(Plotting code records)
- - - - -

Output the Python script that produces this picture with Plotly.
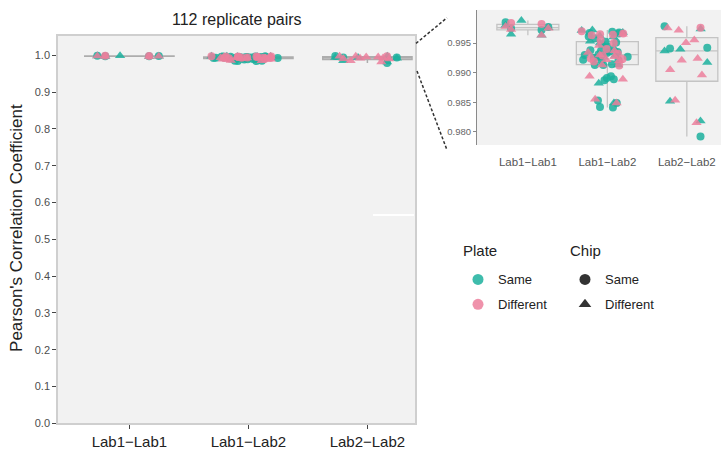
import plotly.graph_objects as go

W, H = 721, 454

groups = ["Lab1\u2212Lab1", "Lab1\u2212Lab2", "Lab2\u2212Lab2"]

# Pearson correlation per replicate pair; plate / chip: S = Same, D = Different
lab11_r = [0.9963, 0.9963, 0.9965, 0.9972, 0.9973, 0.9975, 0.9975, 0.9976,
           0.9977, 0.9978, 0.9980, 0.9982, 0.9984, 0.9985, 0.9988]
lab11_plate = ["D", "S", "S", "S", "D", "S", "D", "S", "S", "D", "S", "D", "D", "S", "S"]
lab11_chip = ["D", "D", "D", "S", "D", "S", "D", "D", "S", "D", "D", "S", "S", "S", "D"]

lab12_r = [0.9841, 0.9842, 0.9849, 0.9849, 0.9849, 0.9853, 0.9855, 0.9882,
           0.9887, 0.9889, 0.9889, 0.9891, 0.9894, 0.9894, 0.9912, 0.9913,
           0.9913, 0.9913, 0.9913, 0.9914, 0.9919, 0.9920, 0.9920, 0.9921,
           0.9922, 0.9922, 0.9923, 0.9924, 0.9924, 0.9925, 0.9926, 0.9927,
           0.9927, 0.9928, 0.9929, 0.9929, 0.9930, 0.9930, 0.9931, 0.9932,
           0.9933, 0.9933, 0.9934, 0.9935, 0.9936, 0.9937, 0.9937, 0.9938,
           0.9940, 0.9942, 0.9944, 0.9946, 0.9948, 0.9950, 0.9950, 0.9951,
           0.9952, 0.9953, 0.9955, 0.9958, 0.9960, 0.9961, 0.9962, 0.9963,
           0.9964, 0.9965, 0.9965, 0.9966, 0.9966, 0.9967, 0.9968, 0.9968,
           0.9969, 0.9970, 0.9971, 0.9972]
lab12_plate = ["S", "S", "S", "D", "S", "S", "D", "S", "S", "S", "D", "S", "D", "S", "D", "S",
               "D", "S", "S", "S", "D", "S", "D", "S", "D", "S", "D", "S", "D", "S", "S", "D",
               "S", "S", "D", "S", "S", "D", "S", "D", "S", "S", "D", "S", "S", "D", "S", "S",
               "D", "S", "S", "D", "S", "D", "S", "S", "S", "S", "D", "S", "S", "S", "S", "D",
               "D", "D", "D", "S", "D", "S", "S", "S", "S", "D", "S", "S"]
lab12_chip = ["S", "S", "S", "D", "D", "S", "D", "D", "S", "S", "D", "S", "D", "S", "S", "D",
              "D", "S", "S", "S", "S", "S", "D", "S", "D", "S", "S", "D", "S", "S", "D", "D",
              "S", "S", "S", "D", "S", "D", "S", "S", "S", "D", "D", "S", "S", "D", "S", "S",
              "S", "D", "S", "D", "S", "S", "D", "S", "S", "D", "S", "S", "D", "S", "D", "S",
              "S", "S", "D", "S", "S", "S", "S", "D", "S", "S", "D", "D"]

lab22_r = [0.97922, 0.98156, 0.98183, 0.98517, 0.98533, 0.98962, 0.99050,
           0.99172, 0.99211, 0.99239, 0.99367, 0.99394, 0.99406, 0.99422,
           0.99506, 0.99550, 0.99717, 0.99739, 0.99756, 0.99760, 0.99783]
lab22_plate = ["S", "D", "S", "S", "D", "D", "D", "S", "D", "D", "S", "S", "S", "S",
               "D", "D", "D", "S", "D", "D", "S"]
lab22_chip = ["S", "D", "D", "D", "D", "D", "D", "D", "D", "D", "D", "D", "S", "S",
              "D", "D", "D", "D", "D", "S", "S"]

values = [lab11_r, lab12_r, lab22_r]
plates = [lab11_plate, lab12_plate, lab22_plate]
chips = [lab11_chip, lab12_chip, lab22_chip]

main_yticks = [0.0, 0.1, 0.2, 0.3, 0.4, 0.5, 0.6, 0.7, 0.8, 0.9, 1.0]
inset_yticks = [0.980, 0.985, 0.990, 0.995]

TEAL = "#1CB09D"
PINK = "#EC7F9C"
plate_color = {"S": TEAL, "D": PINK}
chip_symbol = {"S": "circle", "D": "triangle-up"}
chip_size = {"S": 8, "D": 9}

FONT = "Liberation Sans, Arial, Helvetica, sans-serif"


def px(x):
    return x / W


def py(y):
    return 1 - y / H


fig = go.Figure()

panels = [
    dict(xa="x", ya="y", bw=0.75, jit=0.85, lc="#ADADAD", fc="#E6E6E6", lw=1.5),
    dict(xa="x2", ya="y2", bw=0.78, jit=0.85, lc="#C4C4C4", fc="#EDEDED", lw=1.3),
]

for p in panels:
    for gi in range(len(groups)):
        vals = values[gi]
        fig.add_trace(go.Box(
            x=[gi + 1] * len(vals), y=vals, xaxis=p["xa"], yaxis=p["ya"],
            boxpoints=False, width=p["bw"], whiskerwidth=0,
            line=dict(color=p["lc"], width=p["lw"]), fillcolor=p["fc"],
            showlegend=False, hoverinfo="skip"))
    for gi in range(len(groups)):
        for pl in ["S", "D"]:
            for ch in ["S", "D"]:
                ys = [v for v, a, b in zip(values[gi], plates[gi], chips[gi]) if a == pl and b == ch]
                if not ys:
                    continue
                fig.add_trace(go.Box(
                    x=[gi + 1] * len(ys), y=ys, xaxis=p["xa"], yaxis=p["ya"],
                    boxpoints="all", jitter=p["jit"], pointpos=0, width=p["bw"],
                    whiskerwidth=0, line=dict(width=0, color="rgba(0,0,0,0)"),
                    fillcolor="rgba(0,0,0,0)",
                    marker=dict(color=plate_color[pl], symbol=chip_symbol[ch],
                                size=chip_size[ch], opacity=0.85),
                    showlegend=False, hoverinfo="y"))

# legend entries
legend_labels = {"S": "Same", "D": "Different"}
for pl in ["S", "D"]:
    fig.add_trace(go.Scatter(
        x=[None], y=[None], mode="markers", name=legend_labels[pl],
        marker=dict(color=plate_color[pl], symbol="circle", size=11, opacity=0.85),
        legend="legend", legendgroup="plate" + pl, showlegend=True))
for ch in ["S", "D"]:
    fig.add_trace(go.Scatter(
        x=[None], y=[None], mode="markers", name=legend_labels[ch],
        marker=dict(color="#333333", symbol=chip_symbol[ch], size=11),
        legend="legend2", legendgroup="chip" + ch, showlegend=True))

legend_common = dict(xanchor="left", yanchor="top",
                     font=dict(family=FONT, size=13, color="#222222"),
                     bgcolor="rgba(0,0,0,0)", tracegroupgap=5, traceorder="grouped")

fig.update_layout(
    width=W, height=H,
    margin=dict(l=0, r=0, t=0, b=0),
    paper_bgcolor="white",
    plot_bgcolor="#F2F2F2",
    boxmode="overlay",
    font=dict(family=FONT, color="#222222"),
    xaxis=dict(domain=[px(58), px(415)], range=[0.4, 3.4],
               tickvals=[1, 2, 3], ticktext=groups,
               tickfont=dict(family=FONT, size=15, color="#222222"),
               ticks="outside", ticklen=4, tickcolor="#444444",
               showgrid=False, zeroline=False,
               showline=True, mirror=True, linecolor="#CFCFCF", linewidth=1.5),
    yaxis=dict(domain=[py(429), py(36)], range=[0, 1.0536],
               tickvals=main_yticks, tickformat=".1f",
               tickfont=dict(family=FONT, size=11, color="#4D4D4D"),
               ticks="outside", ticklen=4, tickcolor="#444444",
               showgrid=False, zeroline=False,
               showline=True, mirror=True, linecolor="#CFCFCF", linewidth=1.5),
    xaxis2=dict(domain=[px(477), 1.0], range=[0.36, 3.43], anchor="y2",
                tickvals=[1, 2, 3], ticktext=groups,
                tickfont=dict(family=FONT, size=11.5, color="#555555"),
                ticks="outside", ticklen=6, tickcolor="rgba(0,0,0,0)",
                showgrid=False, zeroline=False, showline=False),
    yaxis2=dict(domain=[py(147), py(10)], range=[0.97778, 1.0006], anchor="x2",
                tickvals=inset_yticks, tickformat=".3f",
                tickfont=dict(family=FONT, size=9.5, color="#666666"),
                ticks="outside", ticklen=3, tickcolor="#888888",
                showgrid=False, zeroline=False,
                showline=True, linecolor="#8A8A8A", linewidth=1),
    legend=dict(x=px(458), y=py(268), **legend_common),
    legend2=dict(x=px(565), y=py(268), **legend_common),
    annotations=[
        dict(text="112 replicate pairs", x=px(237), y=py(20), xref="paper", yref="paper",
             showarrow=False, xanchor="center", yanchor="middle",
             font=dict(family=FONT, size=16, color="#222222")),
        dict(text="Pearson's Correlation Coefficient", x=px(17), y=py(231),
             xref="paper", yref="paper", showarrow=False, textangle=-90,
             xanchor="center", yanchor="middle",
             font=dict(family=FONT, size=17, color="#222222")),
        dict(text="Plate", x=px(461), y=py(254), xref="paper", yref="paper",
             showarrow=False, xanchor="left", yanchor="middle",
             font=dict(family=FONT, size=15, color="#222222")),
        dict(text="Chip", x=px(568), y=py(254), xref="paper", yref="paper",
             showarrow=False, xanchor="left", yanchor="middle",
             font=dict(family=FONT, size=15, color="#222222")),
    ],
    shapes=[
        dict(type="line", xref="paper", yref="paper", x0=px(416), y0=py(44),
             x1=px(447), y1=py(18), line=dict(color="#333333", width=1.5, dash="3px,2px")),
        dict(type="line", xref="paper", yref="paper", x0=px(417), y0=py(72),
             x1=px(447), y1=py(152), line=dict(color="#333333", width=1.5, dash="3px,2px")),
        dict(type="line", xref="paper", yref="paper", x0=px(373), y0=py(218),
             x1=px(414), y1=py(218), line=dict(color="white", width=2)),
    ],
)

fig.write_html("out.html")
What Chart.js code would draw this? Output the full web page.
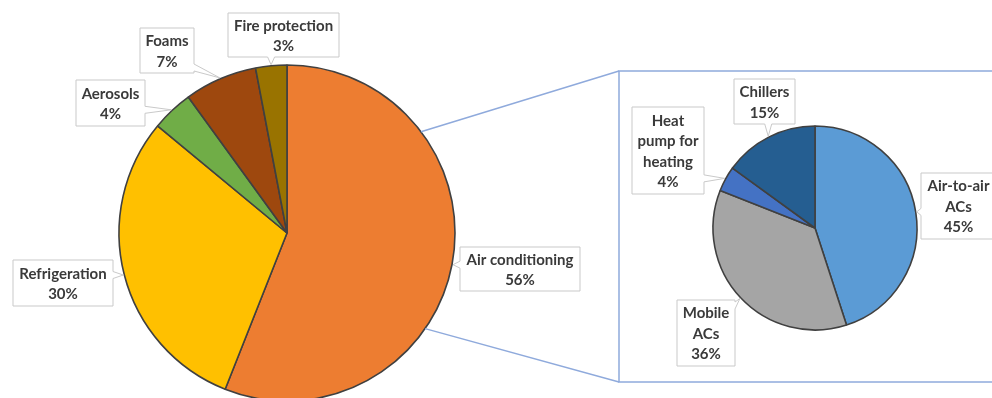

- - - - -

WHAT IS REQUIRED: Select from the material above each line in which the string "this" appears, and list those lines.

THE SOLUTION:
Output the Python script that produces this picture with Plotly.
What Chart.js code would draw this? Output the full web page.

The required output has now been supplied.